┌──

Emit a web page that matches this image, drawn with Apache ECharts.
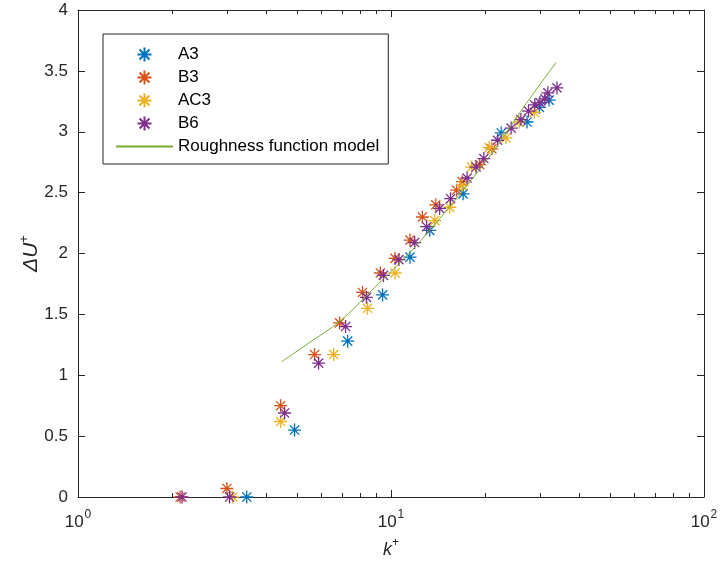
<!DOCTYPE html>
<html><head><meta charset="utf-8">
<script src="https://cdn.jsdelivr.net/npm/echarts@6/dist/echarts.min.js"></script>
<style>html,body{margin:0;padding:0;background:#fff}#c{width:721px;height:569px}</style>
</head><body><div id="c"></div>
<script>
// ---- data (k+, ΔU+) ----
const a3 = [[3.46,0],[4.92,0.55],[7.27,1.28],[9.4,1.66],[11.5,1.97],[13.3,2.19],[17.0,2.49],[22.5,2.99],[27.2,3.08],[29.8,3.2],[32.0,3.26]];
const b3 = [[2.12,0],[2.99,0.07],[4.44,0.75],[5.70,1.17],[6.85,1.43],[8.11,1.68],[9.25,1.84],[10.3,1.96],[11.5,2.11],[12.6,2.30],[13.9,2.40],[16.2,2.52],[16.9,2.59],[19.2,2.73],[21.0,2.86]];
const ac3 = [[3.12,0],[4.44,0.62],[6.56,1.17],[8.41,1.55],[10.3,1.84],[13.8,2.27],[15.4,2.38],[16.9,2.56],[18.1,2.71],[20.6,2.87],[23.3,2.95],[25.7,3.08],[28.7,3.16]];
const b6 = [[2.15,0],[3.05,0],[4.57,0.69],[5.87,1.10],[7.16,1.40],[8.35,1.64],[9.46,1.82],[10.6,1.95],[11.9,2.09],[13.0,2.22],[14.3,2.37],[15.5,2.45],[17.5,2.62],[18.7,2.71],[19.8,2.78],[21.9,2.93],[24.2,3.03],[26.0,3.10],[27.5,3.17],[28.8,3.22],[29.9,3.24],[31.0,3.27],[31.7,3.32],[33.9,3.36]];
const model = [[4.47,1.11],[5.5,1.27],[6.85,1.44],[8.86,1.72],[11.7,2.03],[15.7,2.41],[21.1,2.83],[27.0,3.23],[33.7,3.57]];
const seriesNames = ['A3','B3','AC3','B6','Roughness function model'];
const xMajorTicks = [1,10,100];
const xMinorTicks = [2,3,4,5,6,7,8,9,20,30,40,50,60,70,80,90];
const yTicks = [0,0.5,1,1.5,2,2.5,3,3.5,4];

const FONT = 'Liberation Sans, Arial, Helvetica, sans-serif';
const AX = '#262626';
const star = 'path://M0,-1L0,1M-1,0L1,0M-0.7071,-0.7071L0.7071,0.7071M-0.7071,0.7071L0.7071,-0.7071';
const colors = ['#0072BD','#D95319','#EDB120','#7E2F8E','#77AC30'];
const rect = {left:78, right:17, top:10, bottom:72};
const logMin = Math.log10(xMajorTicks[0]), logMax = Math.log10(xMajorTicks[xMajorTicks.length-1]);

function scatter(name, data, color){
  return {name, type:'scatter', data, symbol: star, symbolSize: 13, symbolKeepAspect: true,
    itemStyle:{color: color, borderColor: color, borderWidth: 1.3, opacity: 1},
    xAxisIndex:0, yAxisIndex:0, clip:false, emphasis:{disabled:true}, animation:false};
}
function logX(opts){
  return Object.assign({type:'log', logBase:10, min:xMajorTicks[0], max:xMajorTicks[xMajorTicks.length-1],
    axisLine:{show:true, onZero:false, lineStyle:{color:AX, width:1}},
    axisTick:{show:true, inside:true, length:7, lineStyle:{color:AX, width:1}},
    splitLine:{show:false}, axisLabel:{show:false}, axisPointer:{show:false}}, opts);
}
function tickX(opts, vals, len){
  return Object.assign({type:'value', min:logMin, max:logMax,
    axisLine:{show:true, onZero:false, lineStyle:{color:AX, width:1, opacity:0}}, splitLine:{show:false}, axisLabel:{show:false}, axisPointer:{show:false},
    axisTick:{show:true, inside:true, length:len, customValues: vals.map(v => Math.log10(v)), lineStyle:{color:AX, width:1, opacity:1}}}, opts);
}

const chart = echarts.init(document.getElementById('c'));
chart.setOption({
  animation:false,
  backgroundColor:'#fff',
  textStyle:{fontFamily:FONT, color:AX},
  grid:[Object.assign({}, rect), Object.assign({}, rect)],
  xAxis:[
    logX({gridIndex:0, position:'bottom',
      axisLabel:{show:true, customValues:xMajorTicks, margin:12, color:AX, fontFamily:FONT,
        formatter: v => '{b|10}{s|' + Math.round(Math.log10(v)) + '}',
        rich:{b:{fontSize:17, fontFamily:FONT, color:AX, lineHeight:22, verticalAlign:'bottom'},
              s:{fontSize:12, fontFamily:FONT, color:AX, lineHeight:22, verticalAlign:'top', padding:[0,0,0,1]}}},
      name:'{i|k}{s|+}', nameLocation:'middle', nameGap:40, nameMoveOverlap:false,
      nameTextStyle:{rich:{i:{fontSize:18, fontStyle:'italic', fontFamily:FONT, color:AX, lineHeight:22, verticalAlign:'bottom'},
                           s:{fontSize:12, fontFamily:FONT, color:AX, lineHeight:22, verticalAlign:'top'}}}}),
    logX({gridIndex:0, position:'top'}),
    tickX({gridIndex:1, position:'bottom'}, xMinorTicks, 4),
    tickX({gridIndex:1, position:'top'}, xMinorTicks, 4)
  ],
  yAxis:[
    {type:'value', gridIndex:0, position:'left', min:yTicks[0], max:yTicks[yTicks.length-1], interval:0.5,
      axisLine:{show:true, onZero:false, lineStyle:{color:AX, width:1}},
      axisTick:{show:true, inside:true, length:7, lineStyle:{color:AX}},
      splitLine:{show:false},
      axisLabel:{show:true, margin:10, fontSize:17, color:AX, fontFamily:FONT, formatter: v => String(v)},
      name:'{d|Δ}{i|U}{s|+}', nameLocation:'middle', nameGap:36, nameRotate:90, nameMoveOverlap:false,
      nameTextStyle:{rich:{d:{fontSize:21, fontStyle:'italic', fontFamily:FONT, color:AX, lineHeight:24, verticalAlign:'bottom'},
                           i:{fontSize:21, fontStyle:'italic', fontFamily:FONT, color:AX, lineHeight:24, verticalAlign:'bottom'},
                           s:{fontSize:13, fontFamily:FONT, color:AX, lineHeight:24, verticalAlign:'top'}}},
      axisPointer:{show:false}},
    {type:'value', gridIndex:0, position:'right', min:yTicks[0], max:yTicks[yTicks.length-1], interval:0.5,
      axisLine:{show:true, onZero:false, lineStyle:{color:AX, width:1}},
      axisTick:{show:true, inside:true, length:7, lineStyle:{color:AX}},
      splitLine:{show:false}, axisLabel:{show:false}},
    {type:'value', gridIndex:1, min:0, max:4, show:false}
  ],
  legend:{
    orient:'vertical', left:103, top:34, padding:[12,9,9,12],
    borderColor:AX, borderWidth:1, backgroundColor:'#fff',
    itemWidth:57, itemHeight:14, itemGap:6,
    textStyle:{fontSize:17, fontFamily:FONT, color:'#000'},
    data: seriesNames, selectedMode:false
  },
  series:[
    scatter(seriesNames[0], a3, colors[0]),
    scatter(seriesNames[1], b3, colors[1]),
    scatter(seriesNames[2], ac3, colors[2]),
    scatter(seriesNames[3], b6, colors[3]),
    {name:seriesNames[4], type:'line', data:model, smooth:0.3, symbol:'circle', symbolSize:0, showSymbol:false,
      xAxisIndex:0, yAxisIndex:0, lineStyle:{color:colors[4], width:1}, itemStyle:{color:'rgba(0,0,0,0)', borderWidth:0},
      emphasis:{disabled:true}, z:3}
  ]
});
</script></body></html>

└──

● **What you will do**:
Leave the images out and output the remaining material exactly as it stands.

● **Reply to the exercise**:
Emit a web page that matches this image, drawn with Apache ECharts.
<!DOCTYPE html>
<html><head><meta charset="utf-8">
<script src="https://cdn.jsdelivr.net/npm/echarts@6/dist/echarts.min.js"></script>
<style>html,body{margin:0;padding:0;background:#fff}#c{width:721px;height:569px}</style>
</head><body><div id="c"></div>
<script>
// ---- data (k+, ΔU+) ----
const a3 = [[3.46,0],[4.92,0.55],[7.27,1.28],[9.4,1.66],[11.5,1.97],[13.3,2.19],[17.0,2.49],[22.5,2.99],[27.2,3.08],[29.8,3.2],[32.0,3.26]];
const b3 = [[2.12,0],[2.99,0.07],[4.44,0.75],[5.70,1.17],[6.85,1.43],[8.11,1.68],[9.25,1.84],[10.3,1.96],[11.5,2.11],[12.6,2.30],[13.9,2.40],[16.2,2.52],[16.9,2.59],[19.2,2.73],[21.0,2.86]];
const ac3 = [[3.12,0],[4.44,0.62],[6.56,1.17],[8.41,1.55],[10.3,1.84],[13.8,2.27],[15.4,2.38],[16.9,2.56],[18.1,2.71],[20.6,2.87],[23.3,2.95],[25.7,3.08],[28.7,3.16]];
const b6 = [[2.15,0],[3.05,0],[4.57,0.69],[5.87,1.10],[7.16,1.40],[8.35,1.64],[9.46,1.82],[10.6,1.95],[11.9,2.09],[13.0,2.22],[14.3,2.37],[15.5,2.45],[17.5,2.62],[18.7,2.71],[19.8,2.78],[21.9,2.93],[24.2,3.03],[26.0,3.10],[27.5,3.17],[28.8,3.22],[29.9,3.24],[31.0,3.27],[31.7,3.32],[33.9,3.36]];
const model = [[4.47,1.11],[5.5,1.27],[6.85,1.44],[8.86,1.72],[11.7,2.03],[15.7,2.41],[21.1,2.83],[27.0,3.23],[33.7,3.57]];
const seriesNames = ['A3','B3','AC3','B6','Roughness function model'];
const xMajorTicks = [1,10,100];
const xMinorTicks = [2,3,4,5,6,7,8,9,20,30,40,50,60,70,80,90];
const yTicks = [0,0.5,1,1.5,2,2.5,3,3.5,4];

const FONT = 'Liberation Sans, Arial, Helvetica, sans-serif';
const AX = '#262626';
const star = 'path://M0,-1L0,1M-1,0L1,0M-0.7071,-0.7071L0.7071,0.7071M-0.7071,0.7071L0.7071,-0.7071';
const colors = ['#0072BD','#D95319','#EDB120','#7E2F8E','#77AC30'];
const rect = {left:78, right:17, top:10, bottom:72};
const logMin = Math.log10(xMajorTicks[0]), logMax = Math.log10(xMajorTicks[xMajorTicks.length-1]);

function scatter(name, data, color){
  return {name, type:'scatter', data, symbol: star, symbolSize: 13, symbolKeepAspect: true,
    itemStyle:{color: color, borderColor: color, borderWidth: 1.3, opacity: 1},
    xAxisIndex:0, yAxisIndex:0, clip:false, emphasis:{disabled:true}, animation:false};
}
function logX(opts){
  return Object.assign({type:'log', logBase:10, min:xMajorTicks[0], max:xMajorTicks[xMajorTicks.length-1],
    axisLine:{show:true, onZero:false, lineStyle:{color:AX, width:1}},
    axisTick:{show:true, inside:true, length:7, lineStyle:{color:AX, width:1}},
    splitLine:{show:false}, axisLabel:{show:false}, axisPointer:{show:false}}, opts);
}
function tickX(opts, vals, len){
  return Object.assign({type:'value', min:logMin, max:logMax,
    axisLine:{show:true, onZero:false, lineStyle:{color:AX, width:1, opacity:0}}, splitLine:{show:false}, axisLabel:{show:false}, axisPointer:{show:false},
    axisTick:{show:true, inside:true, length:len, customValues: vals.map(v => Math.log10(v)), lineStyle:{color:AX, width:1, opacity:1}}}, opts);
}

const chart = echarts.init(document.getElementById('c'));
chart.setOption({
  animation:false,
  backgroundColor:'#fff',
  textStyle:{fontFamily:FONT, color:AX},
  grid:[Object.assign({}, rect), Object.assign({}, rect)],
  xAxis:[
    logX({gridIndex:0, position:'bottom',
      axisLabel:{show:true, customValues:xMajorTicks, margin:12, color:AX, fontFamily:FONT,
        formatter: v => '{b|10}{s|' + Math.round(Math.log10(v)) + '}',
        rich:{b:{fontSize:17, fontFamily:FONT, color:AX, lineHeight:22, verticalAlign:'bottom'},
              s:{fontSize:12, fontFamily:FONT, color:AX, lineHeight:22, verticalAlign:'top', padding:[0,0,0,1]}}},
      name:'{i|k}{s|+}', nameLocation:'middle', nameGap:40, nameMoveOverlap:false,
      nameTextStyle:{rich:{i:{fontSize:18, fontStyle:'italic', fontFamily:FONT, color:AX, lineHeight:22, verticalAlign:'bottom'},
                           s:{fontSize:12, fontFamily:FONT, color:AX, lineHeight:22, verticalAlign:'top'}}}}),
    logX({gridIndex:0, position:'top'}),
    tickX({gridIndex:1, position:'bottom'}, xMinorTicks, 4),
    tickX({gridIndex:1, position:'top'}, xMinorTicks, 4)
  ],
  yAxis:[
    {type:'value', gridIndex:0, position:'left', min:yTicks[0], max:yTicks[yTicks.length-1], interval:0.5,
      axisLine:{show:true, onZero:false, lineStyle:{color:AX, width:1}},
      axisTick:{show:true, inside:true, length:7, lineStyle:{color:AX}},
      splitLine:{show:false},
      axisLabel:{show:true, margin:10, fontSize:17, color:AX, fontFamily:FONT, formatter: v => String(v)},
      name:'{d|Δ}{i|U}{s|+}', nameLocation:'middle', nameGap:36, nameRotate:90, nameMoveOverlap:false,
      nameTextStyle:{rich:{d:{fontSize:21, fontStyle:'italic', fontFamily:FONT, color:AX, lineHeight:24, verticalAlign:'bottom'},
                           i:{fontSize:21, fontStyle:'italic', fontFamily:FONT, color:AX, lineHeight:24, verticalAlign:'bottom'},
                           s:{fontSize:13, fontFamily:FONT, color:AX, lineHeight:24, verticalAlign:'top'}}},
      axisPointer:{show:false}},
    {type:'value', gridIndex:0, position:'right', min:yTicks[0], max:yTicks[yTicks.length-1], interval:0.5,
      axisLine:{show:true, onZero:false, lineStyle:{color:AX, width:1}},
      axisTick:{show:true, inside:true, length:7, lineStyle:{color:AX}},
      splitLine:{show:false}, axisLabel:{show:false}},
    {type:'value', gridIndex:1, min:0, max:4, show:false}
  ],
  legend:{
    orient:'vertical', left:103, top:34, padding:[12,9,9,12],
    borderColor:AX, borderWidth:1, backgroundColor:'#fff',
    itemWidth:57, itemHeight:14, itemGap:6,
    textStyle:{fontSize:17, fontFamily:FONT, color:'#000'},
    data: seriesNames, selectedMode:false
  },
  series:[
    scatter(seriesNames[0], a3, colors[0]),
    scatter(seriesNames[1], b3, colors[1]),
    scatter(seriesNames[2], ac3, colors[2]),
    scatter(seriesNames[3], b6, colors[3]),
    {name:seriesNames[4], type:'line', data:model, smooth:0.3, symbol:'circle', symbolSize:0, showSymbol:false,
      xAxisIndex:0, yAxisIndex:0, lineStyle:{color:colors[4], width:1}, itemStyle:{color:'rgba(0,0,0,0)', borderWidth:0},
      emphasis:{disabled:true}, z:3}
  ]
});
</script></body></html>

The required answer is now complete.